The city-owned Hilton Baltimore lost nearly $11.2 million in 2012 — a slight improvement from a year earlier, according to an audit to be presented to the city's Board of Estimates next week.
Because of mounting losses, the city was forced to withdraw funds in February from reserve accounts to make debt service payments when operating cash flow was insufficient. The Hilton was coming off several traditionally slow months, the audit said.
The Baltimore Hotel Corp., created in 2005 to manage the Hilton's operations, withdrew about $1 million from an operating reserve account and $1.5 million from a hotel occupancy tax account to make bond payments, according to the audit, which was completed in May.
"Management is working diligently to increase operating revenue to prevent the need to draw on reserve funds in future years," the audit said. Last year, the hotel used nearly $4 million from operating reserve funds to pay investors.

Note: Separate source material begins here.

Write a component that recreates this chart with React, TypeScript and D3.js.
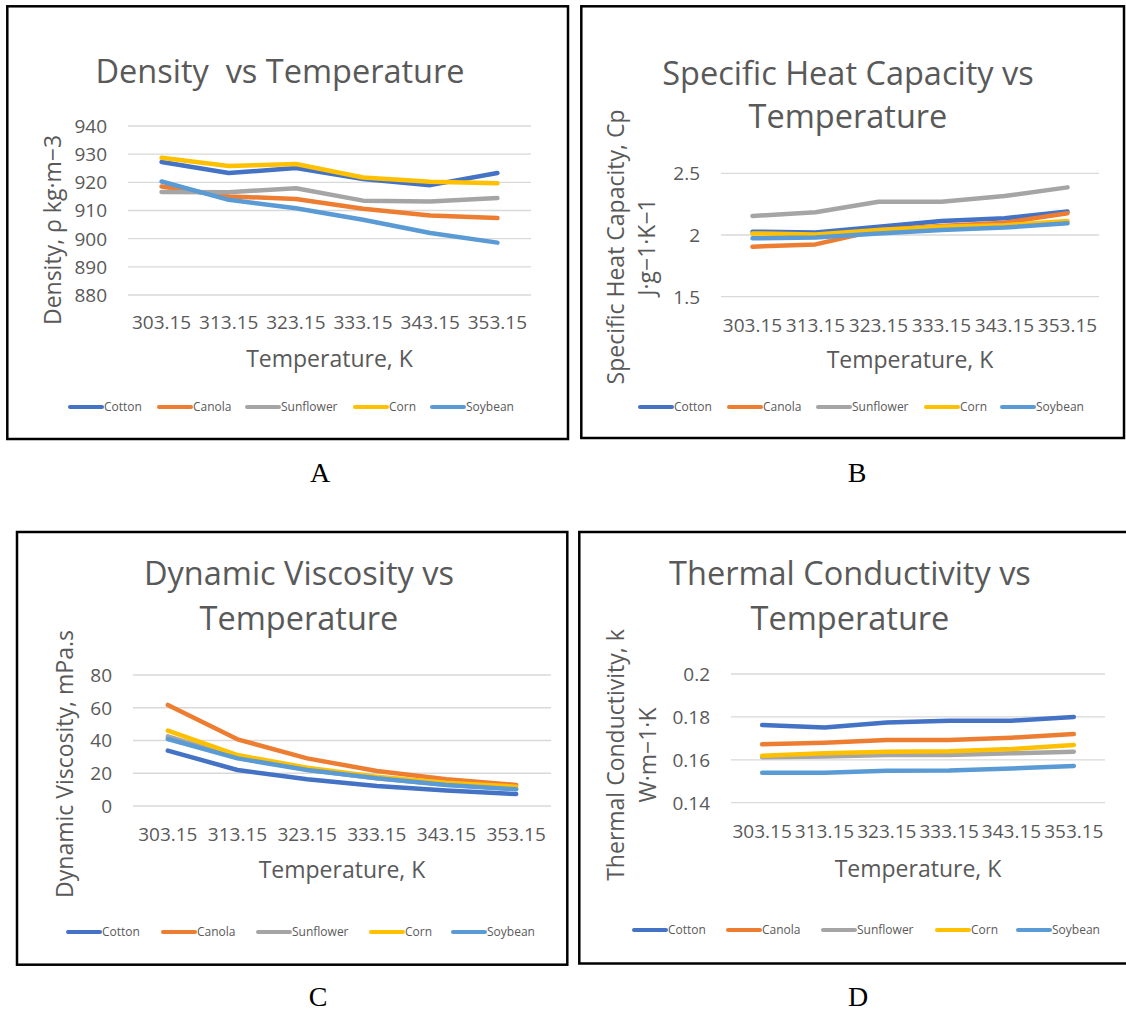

Drawing from the reserves is allowed under the bond agreement, according to the audit, and the Baltimore Hotel Corp. has almost $23.5 million remaining in its reserves.
The convention center hotel is on West Pratt Street overlooking Oriole Park at Camden Yards. It opened in August 2008, two years after Mayor Martin O'Malley and the City Council issued more than $300 million in tax-exempt bonds to finance the hotel's construction.

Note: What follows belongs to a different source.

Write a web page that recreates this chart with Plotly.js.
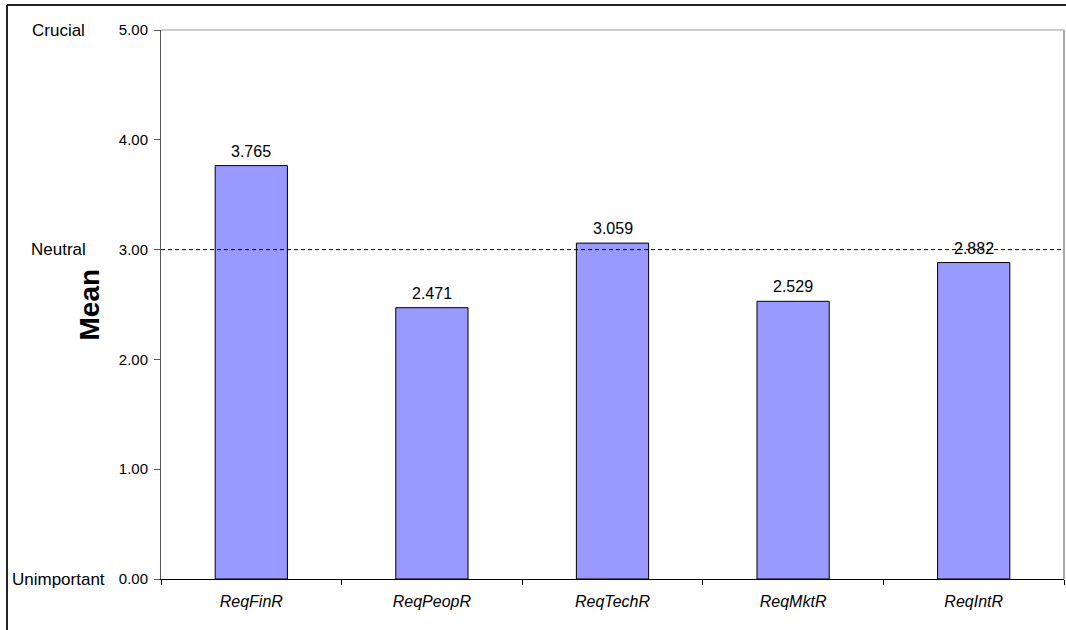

The hotel has lost $65.1 million since it opened, according to the 2012 audit. The hotel lost $11.5 million in 2011.
The hotel's occupancy rate was up a bit — one percentage point from 2011 — to just over 64 percent in 2012, according to records the Baltimore Hotel Corp. filed with the Municipal Securities Rulemaking Board.
But the average daily room rate for the year was down from 2011, records show. In 2011, the average cost for a night's stay was $171.53. In 2012, the average was $170.79.
Still, revenue per available room, an indicator commonly used in the lodging industry to gauge a hotel's health, was up $1.24 from 2011 to $109.41, according to the hotel's filings.
After similar financial results were released last year, officials from the Baltimore Hotel Corp., which shares staff with the city's economic development agency, the Baltimore Development Corp., said that either the occupancy rate or the average daily room rate needs to go up significantly to get the hotel, burdened by about $15 million a year in debt payments, into the black.
Ideally, they said, the occupancy rate would be near 70 percent. When the bonds were issued, it was projected the average daily room rate in 2012 would be $214.70 and the occupancy rate would be 74 percent.
In December, Moody's Investors Service issued an opinion on the Baltimore Hotel Corp.'s bonds that said the Hilton Baltimore "is generally outperforming its competitive set in the Baltimore market" and has shown a "solid financial performance during the economic downturn."
The Baltimore Hilton, the ratings agency said, has the second-highest revenue per available room in the Baltimore market.
Nevertheless, Moody's continued to offer a negative outlook for the Hilton bonds because "revenues continue to fall short of expected levels at the time of the bond financing." Moody's analysts said they believe the Hilton, which has nearly 760 guest rooms, will continue to underperform initial projections.
One of the hotel's challenges, Moody's said, is that its occupancy is largely dependent on Baltimore Convention Center bookings. That sentiment has been echoed by Baltimore officials, who have said that group bookings are well below pre-recession levels.
The hotel's cash balance at year's end increased in 2012, to $7.7 million, from $7.2 million in 2011.